Ally and Andy’s sideshow has remained undisturbed even by the Nou Camp spectator who was picked up on pitchside mikes following the Barcelona v Chelsea game shouting “go home BBC!” at them and after Arsenal’s win they got to extend their brief by inviting Thierry Henry to their podium. It wasn’t the disaster viewers would surely have expected, even from a network that still believes in David Pleat’s elastic approach to the art of co-commentary, largely because Henry appeared visibly dazed by the whole experience, spending half his screen time determined to get a message across to Steven Gerrard. At least this makes for a direct, accurate route to screen, Gabby next going over to Gabriel Clarke as he “has Sol Campbell with him”, at which we cut to Gabriel with Jens Lehmann.

ITV is of course the commercial channel, so much so that against their better judgment many are already mourning the loss of the singing Mastercard dots, but it now seems Football Focus can’t land an interview with a Premiership player without having to pull them into a makeshift studio at the launch of a heavily branded product.

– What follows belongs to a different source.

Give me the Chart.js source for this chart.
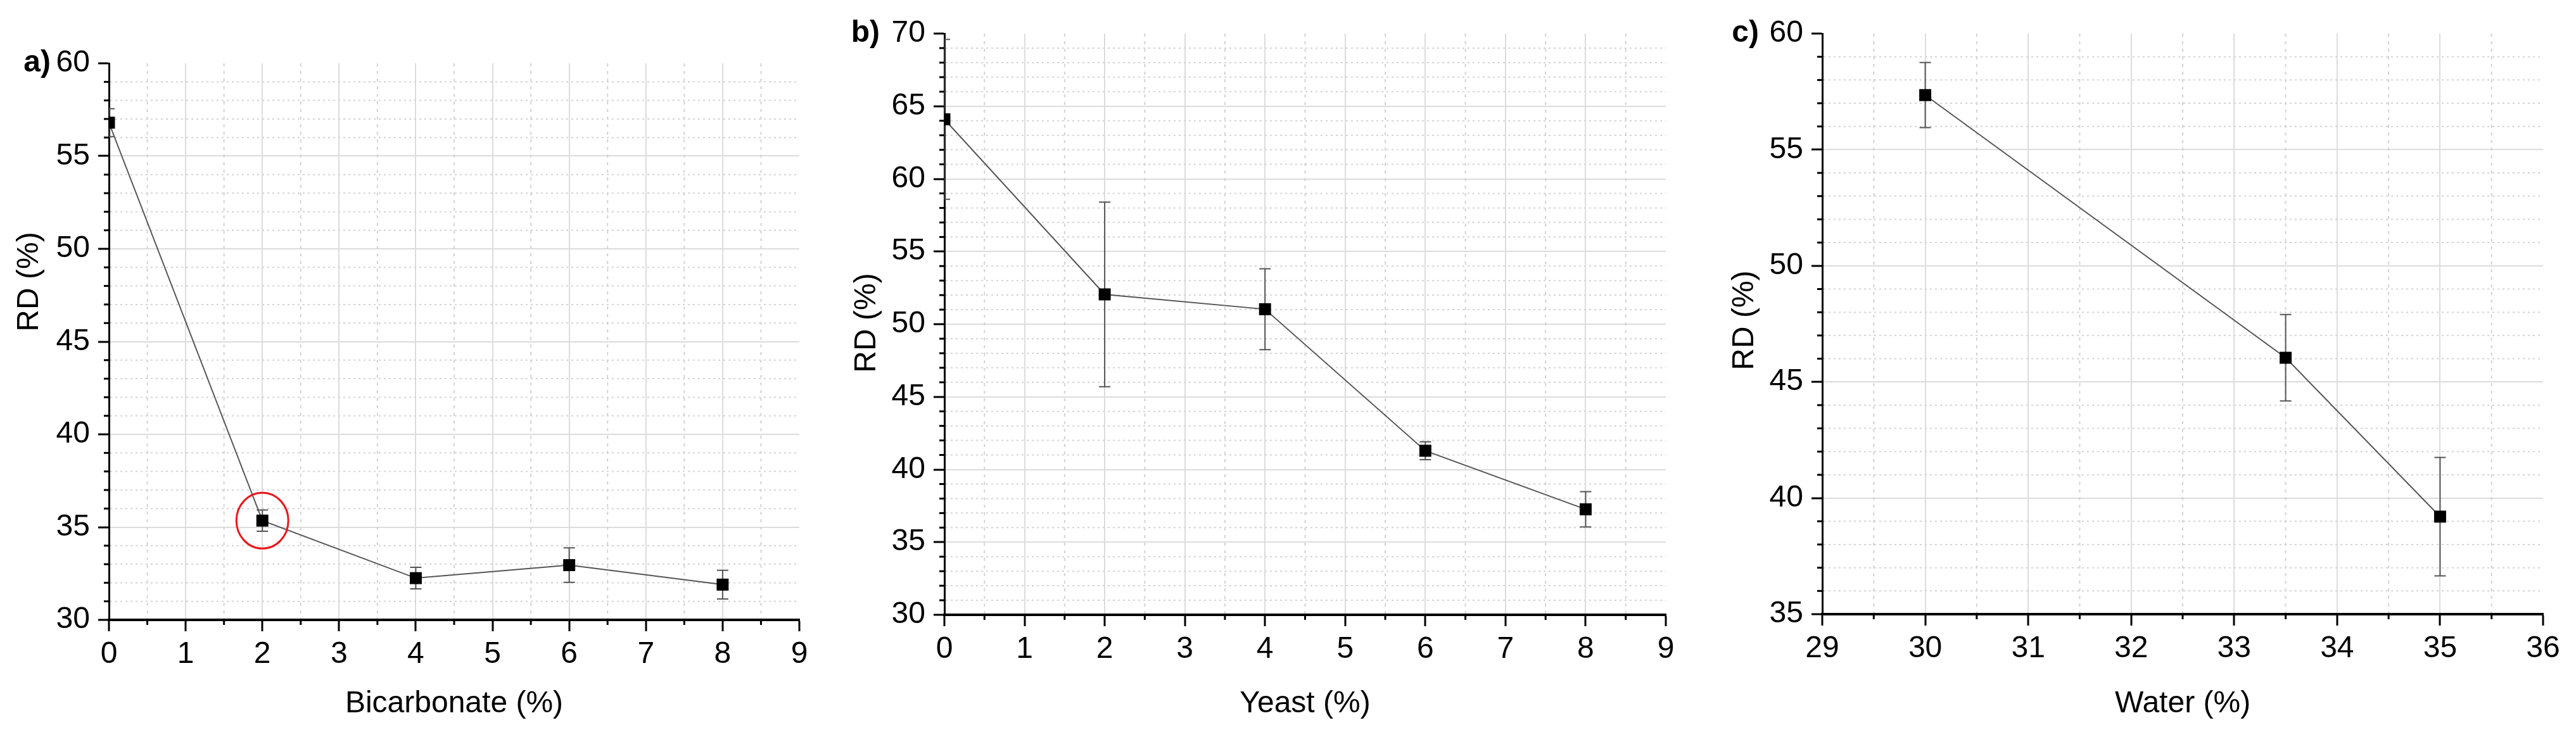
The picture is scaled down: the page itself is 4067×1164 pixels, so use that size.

Whether Stuart Pearce, supposedly at the filming of the Carlsberg advert, Wayne Rooney, in association with Coca-Cola, or Shaun Wright-Phillips, combining all his commercial tie-ins in one go by playing with an XBox next to a five-a-side football pitch, such back-door commercialism so soon after the BBC charter renewal could be seen as playing with fire. Things reached a head when Garth Crooks got to meet Paul Robinson at the launch of the “official England pint glass”, just the sort of example the FA would want to set to their travelling fans.

In any case, Football Focus’s head was soon turned by the Scolari affair. While it’s a truism to say that the media only blamed the FA so rabidly because the subject of the story laid the blame at the media’s front door (which will never do), they did a good job of fogging the issue once caught on the hop. In Focus’s case this meant launching a one-programme campaign to get Arsène Wenger installed as England coach, despite having just devoted most of a feature to pundits slamming the very idea of a non-English pick. Wenger isn’t interested in the job, almost needless to say, but the artificial issue was that he hadn’t been publicly approached for the job, unlike Luiz Felipe Scolari, who was publicly reported as having been privately contacted. Then John Motson said he understood that Wenger had been approached after all, leaving everyone in a mess. Mark Lawrenson, never known for giving up in the face of adversity, suggested Wenger should be approached again anyway despite having just been shown a clip of a press conference in which Arsène said he still didn’t want the job.

Crooks managed to top everyone later that day on Score by reacting to the news that Alan Curbishley had left Charlton by blaming Brian Barwick and the FA for the club’s poor recent form and their being booed off, because, you understand, Curbishley might have been unsettled by being linked with the England job. I’m sure that Middlesbrough fan who threw his season ticket at Steve McClaren thinks much the same.